The present-day “market society”, for all its deficiencies, is a pale shadow of the ruthless and money-driven world of two or three centuries ago.  Sandel is squeamish about students hiring out their foreheads to advertisers or paying homeless people to stand all day in queues so that a richer and busier person can get into Congressional hearings.  There used to be an actual trade in human beings.  Things aren’t likely to get that bad again, however badly things go in Greece.

At least when something has a price it shows that someone puts a value on it.  Not charging for goods or services can lead to problems of a different order.   The BBC’s Stephanie Flanders, taking part in the debate at St Paul’s, pointed out that in the age of the internet, many goods and services which would in the past have been paid for are available for free.  The thought struck me that perhaps not charging for a service, or expecting things to be free, can be at least as morally corrupting of basic goods as Sandel believes money is.  

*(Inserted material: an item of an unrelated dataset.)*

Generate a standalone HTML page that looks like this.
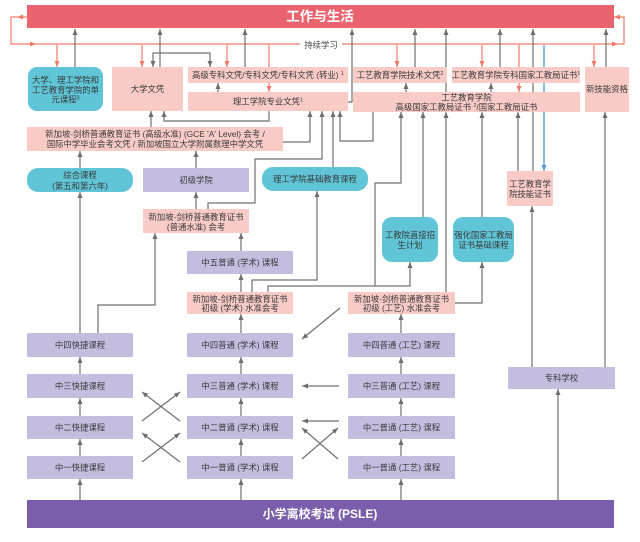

If people expect to, and can, receive their news and entertainment for free, why should they pay for it?  And how can the producers make an honest living?  The Bank of England’s Andrew Bailey contends that free banking distorts the market, is less transparent and leads to poorer service to consumers. It is at least an arguable case.  And as regards to “free” internet services like Google and Facebook, it has well been said that the non-paying users are not the customers, but are themselves the product.

Is money the source of the problems Sandel identifies, or rather a convenient scapegoat for human beings who can’t bear too much reality?  You can’t buy a friend, he points out, because if you know you’ve paid someone to be nice to you it ceases to be a “real” friendship.  Has he never noticed that rich people tend to have more “friends” than poor ones?  Sandel also raised the example of a professionally written wedding speech.  Would the bride and groom feel quite the same way, he wondered, if they knew that the best man had spent $150 dollars on buying a speech rather than investing his heart and soul by writing it personally?  Perhaps not, but it’s not obvious to me why the payment of money in itself is corrupting.  

The problem, surely – if there is a problem – is that the speech is not the best man’s own; not that he has paid for it.  I rather doubt that the newlyweds would be happier to learn that the best man had found the speech on a website and simply downloaded it for free.